Durant plus de deux siècles, des artisans anonymes ont façonné un monument méconnu…
Les carriers sont de véritables artisans anonymes. Ils ont ici pu façonner un immense dédale de galeries souterraines, remarquables par les moyens de consolidation mis en œuvre. Les agriculteurs s’en allaient sous terre durant les hivers rigoureux pour extraire le gypse. Les maçons, eux, s’employaient à édifier ces arches « à l’anglaise » selon des méthodes dignes des bâtisseurs de cathédrales médiévales. C’est ainsi que ces carrières de gypse ont traversé les siècles.

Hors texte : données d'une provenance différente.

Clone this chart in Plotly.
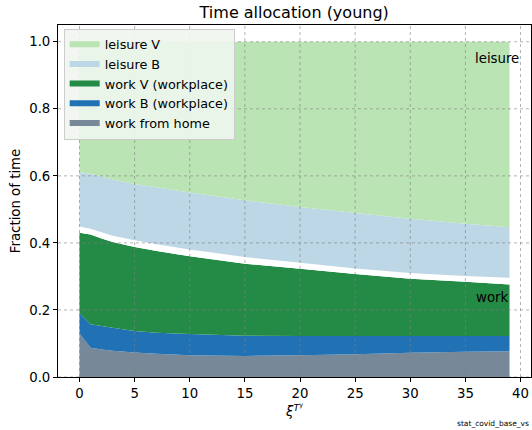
import plotly.graph_objects as go

# x positions (xi^{T^y}) at which values were read
xi = [0, 1, 2, 3, 5, 7, 10, 15, 20, 25, 30, 35, 39]

# stacked layer fractions (bottom to top)
work_home = [0.130, 0.087, 0.082, 0.078, 0.073, 0.069, 0.065, 0.063, 0.065, 0.068, 0.072, 0.075, 0.077]
work_B    = [0.061, 0.070, 0.070, 0.069, 0.064, 0.063, 0.063, 0.060, 0.057, 0.054, 0.050, 0.047, 0.045]
work_V    = [0.239, 0.268, 0.261, 0.256, 0.251, 0.244, 0.232, 0.215, 0.201, 0.185, 0.171, 0.162, 0.154]
gap       = [0.019, 0.017, 0.019, 0.018, 0.020, 0.020, 0.020, 0.020, 0.018, 0.017, 0.017, 0.017, 0.020]
leisure_B = [0.162, 0.164, 0.166, 0.168, 0.168, 0.170, 0.170, 0.169, 0.166, 0.165, 0.162, 0.156, 0.151]
leisure_V = [0.389, 0.394, 0.402, 0.409, 0.424, 0.434, 0.450, 0.473, 0.493, 0.511, 0.528, 0.543, 0.553]

x_ticks = [0, 5, 10, 15, 20, 25, 30, 35, 40]
y_ticks = [0.0, 0.2, 0.4, 0.6, 0.8, 1.0]

FONT = "DejaVu Sans"
FS = 13.3

layers = [
    ("work from home", work_home, "#778899", True),
    ("work B (workplace)", work_B, "#2171b5", True),
    ("work V (workplace)", work_V, "#238b45", True),
    ("gap", gap, "#ffffff", False),
    ("leisure B", leisure_B, "#bdd7e7", True),
    ("leisure V", leisure_V, "#bae4b3", True),
]

fig = go.Figure()
for name, vals, col, show in layers:
    fig.add_trace(go.Scatter(
        x=xi, y=vals, name=name, stackgroup="one", mode="none",
        fillcolor=col, line=dict(width=0), showlegend=show,
    ))

X_RANGE = [-1.95, 40.95]
Y_RANGE = [0, 1.05]

GRID = dict(color="rgba(128,128,128,0.6)", width=1, dash="dot")
shapes = []
for t in x_ticks:
    shapes.append(dict(type="line", xref="x", yref="paper", x0=t, x1=t, y0=0, y1=1,
                       line=GRID, layer="above"))
for t in y_ticks:
    shapes.append(dict(type="line", xref="paper", yref="y", x0=0, x1=1, y0=t, y1=t,
                       line=GRID, layer="above"))

fig.update_layout(
    width=532, height=430,
    margin=dict(l=58, r=1, t=25, b=53),
    paper_bgcolor="white", plot_bgcolor="white",
    font=dict(family=FONT, size=FS, color="black"),
    title=dict(text="Time allocation (young)", x=0.553, xanchor="center",
               y=0.972, yanchor="middle", font=dict(size=16, family=FONT)),
    xaxis=dict(range=X_RANGE, tickvals=x_ticks, showgrid=False, zeroline=False,
               ticks="outside", ticklen=4, tickcolor="black", showline=True,
               linecolor="black", linewidth=1, mirror=True,
               tickfont=dict(size=FS, family=FONT),
               title=dict(text="<i>ξ</i><sup><i>T</i><sup>y</sup></sup>",
                          font=dict(size=FS, family=FONT), standoff=4)),
    yaxis=dict(range=Y_RANGE, tickvals=y_ticks, tickformat=".1f", showgrid=False, zeroline=False,
               ticks="outside", ticklen=4, tickcolor="black", showline=True,
               linecolor="black", linewidth=1, mirror=True,
               tickfont=dict(size=FS, family=FONT),
               title=dict(text="Fraction of time", font=dict(size=FS, family=FONT), standoff=5)),
    legend=dict(x=0.012, y=0.99, xanchor="left", yanchor="top",
                traceorder="reversed", bgcolor="rgba(240,246,238,0.9)",
                bordercolor="#cccccc", borderwidth=1,
                font=dict(size=12.8, family=FONT), itemwidth=30),
    shapes=shapes,
    annotations=[
        dict(text="leisure", x=40.0, y=0.95, xref="x", yref="y", xanchor="right",
             yanchor="middle", showarrow=False, font=dict(size=FS, family=FONT)),
        dict(text="work", x=39.0, y=0.237, xref="x", yref="y", xanchor="right",
             yanchor="middle", showarrow=False, font=dict(size=FS, family=FONT)),
        dict(text="stat_covid_base_vs", x=1.0, y=0.0, xref="paper", yref="paper",
             xanchor="right", yanchor="top", yshift=-40, showarrow=False,
             font=dict(size=7.5, family=FONT)),
    ],
)

fig.write_html("out.html", config={"displayModeBar": False},
               post_script="document.body.style.margin='0px';")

Une confortation imposante dans une carrière de gypse
Une confortation imposante dans une carrière de gypse, tenace depuis sa construction en 1855. Si le terme confortation est plus souvent utilisé pour désigner une action qu’en tant que nom, il prend tout son sens dans le jargon minier. Comme mentionné précédemment, le gypse, matériau primordial dans l’élaboration du plâtre, est tendre et ne résiste pas aux grandes portées. Or, aux carrefour de galeries, la question qui se pose est de comment diminuer cette portée en conservant un bon rendement de l’exploitation. Si les procédés de disposition des piliers en quinconces n’étaient pas encore mis en oeuvre, celui des consolidations maçonnées à l’anglaise l’était, lui, abondamment dans ces carrières. Ici, on remarque clairement qu’un fontis a eu le temps de se former. Il fallut alors aux carriers redoubler de prudence, et c’est ainsi qu’ils érigèrent cette série d’arches ainsi que le large pilier sur lequel viennent s’appuyer deux d’entre elles. Pour souligner leur prouesse technique dans cette carrière somme toute ancienne, ils datèrent méticuleusement chacune de ses arches. Ici, 1855 est l’année de leur construction. Au même moment, Haussmann commandait la construction de la place de l’Etoile. Ces grands travaux étaient alors gourmands en matériaux de construction, calcaire pour les pierres de taille, le plâtre pour embellir les façades et les intérieurs par des moulures…
L’allée courbe est un admirable témoignage de la précision des ouvriers.
L’allée courbe décrite par cette somptueuse galerie est d’une splendeur inégalée. Caché au fin fond d’un réseau de carrières de gypse séparé de ces voisines par plusieurs effondrements successifs, cet ensemble de galeries trapézoïdales caractéristiques des carrières de gypse de la région est consolidé ponctuellement d’arches à l’anglaise. Ces arches maçonnées, généralement de meulière, consolident le ciel de gypse qui de part la nature de la roche, ne supporte que de faibles portées. Cette galerie courbe, et taillée au cordeau, est un témoignage de la précision et de la finesse du travail des carriers sur ces galeries d’une dizaine de mètres de haut, au début du XIXe siècle quand le seul outil était le pic.
Piliers tournés et arche et quinconce, taillés intégralement au pic.
Arche et quinconce dans la disposition des piliers tournés de cette ancienne et très vaste carrière de gypse. Les piliers tournés réguliers sont évasés pour permettre de mieux canaliser les forces de pression s’exerçant du ciel et pour diminuer la portée des mêmes ciels pour obtenir des galeries solides tout en gardant un taux de défruitement suffisamment acceptable. Car les ciels des carrières de gypse, roche cassante donnant le plâtre par cuisson, ont une fâcheuse tendance à se rompre et à se décoller lorsque leur portée est un tant soit peu trop grande. Il en va de même pour les carrefours, dont la disposition en quinconce des piliers permet d’en former de trois galeries au lieu de quatre, diminuant d’autant les forces de pression pouvant s’exercer aux ciels; les carrefours étant souvent les points faibles de ces carrières de gypse. Ici, une arche maçonnée, dite « à l’anglaise » permet de renforcer le dispositif, le carrefour de galeries a alors une bien meilleure tenue.